What to work on —
Leaving the pictures out, print the lines from the first line of the listing through the line containing "import plotly.graph_objects as go", exactly as they read, and no others.

>>>>>

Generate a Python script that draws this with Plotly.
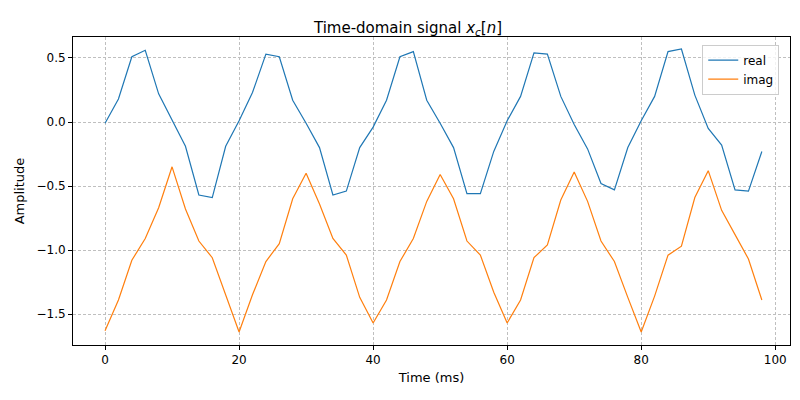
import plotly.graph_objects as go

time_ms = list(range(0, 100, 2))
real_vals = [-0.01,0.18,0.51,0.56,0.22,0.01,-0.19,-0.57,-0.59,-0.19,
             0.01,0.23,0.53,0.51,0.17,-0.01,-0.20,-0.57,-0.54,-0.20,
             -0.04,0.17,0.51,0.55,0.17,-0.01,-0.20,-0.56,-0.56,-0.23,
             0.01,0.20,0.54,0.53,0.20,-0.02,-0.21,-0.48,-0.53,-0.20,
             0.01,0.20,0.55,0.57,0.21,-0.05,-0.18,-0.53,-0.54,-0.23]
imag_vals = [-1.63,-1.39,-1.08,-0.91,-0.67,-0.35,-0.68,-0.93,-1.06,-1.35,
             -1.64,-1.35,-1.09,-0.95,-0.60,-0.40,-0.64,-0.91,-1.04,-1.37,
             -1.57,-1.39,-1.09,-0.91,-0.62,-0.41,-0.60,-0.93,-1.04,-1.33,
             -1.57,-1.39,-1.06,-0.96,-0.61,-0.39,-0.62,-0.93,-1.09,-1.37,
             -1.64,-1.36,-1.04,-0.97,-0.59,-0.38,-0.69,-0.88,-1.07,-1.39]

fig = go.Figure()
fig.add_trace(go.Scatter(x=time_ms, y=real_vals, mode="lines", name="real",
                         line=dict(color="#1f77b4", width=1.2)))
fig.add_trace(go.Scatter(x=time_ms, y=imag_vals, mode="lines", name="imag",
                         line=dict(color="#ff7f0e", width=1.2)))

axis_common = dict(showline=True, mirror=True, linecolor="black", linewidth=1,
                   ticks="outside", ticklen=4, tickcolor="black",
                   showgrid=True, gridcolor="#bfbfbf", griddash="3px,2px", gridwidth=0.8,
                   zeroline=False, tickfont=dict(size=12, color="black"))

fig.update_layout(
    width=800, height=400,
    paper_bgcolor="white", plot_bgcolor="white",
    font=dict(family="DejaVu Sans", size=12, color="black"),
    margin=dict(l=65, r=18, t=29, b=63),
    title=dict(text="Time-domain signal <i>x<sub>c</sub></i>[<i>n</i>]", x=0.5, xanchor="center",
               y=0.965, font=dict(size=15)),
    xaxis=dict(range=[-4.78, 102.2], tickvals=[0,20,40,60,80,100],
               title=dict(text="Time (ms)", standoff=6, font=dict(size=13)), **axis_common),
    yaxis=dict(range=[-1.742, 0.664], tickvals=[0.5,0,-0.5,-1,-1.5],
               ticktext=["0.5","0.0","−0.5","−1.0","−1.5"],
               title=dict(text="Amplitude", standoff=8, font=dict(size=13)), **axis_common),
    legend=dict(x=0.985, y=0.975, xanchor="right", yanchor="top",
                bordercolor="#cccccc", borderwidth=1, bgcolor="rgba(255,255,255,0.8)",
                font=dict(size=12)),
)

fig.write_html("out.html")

<<<<<

Complete answer —
Generate a Python script that draws this with Plotly.
import plotly.graph_objects as go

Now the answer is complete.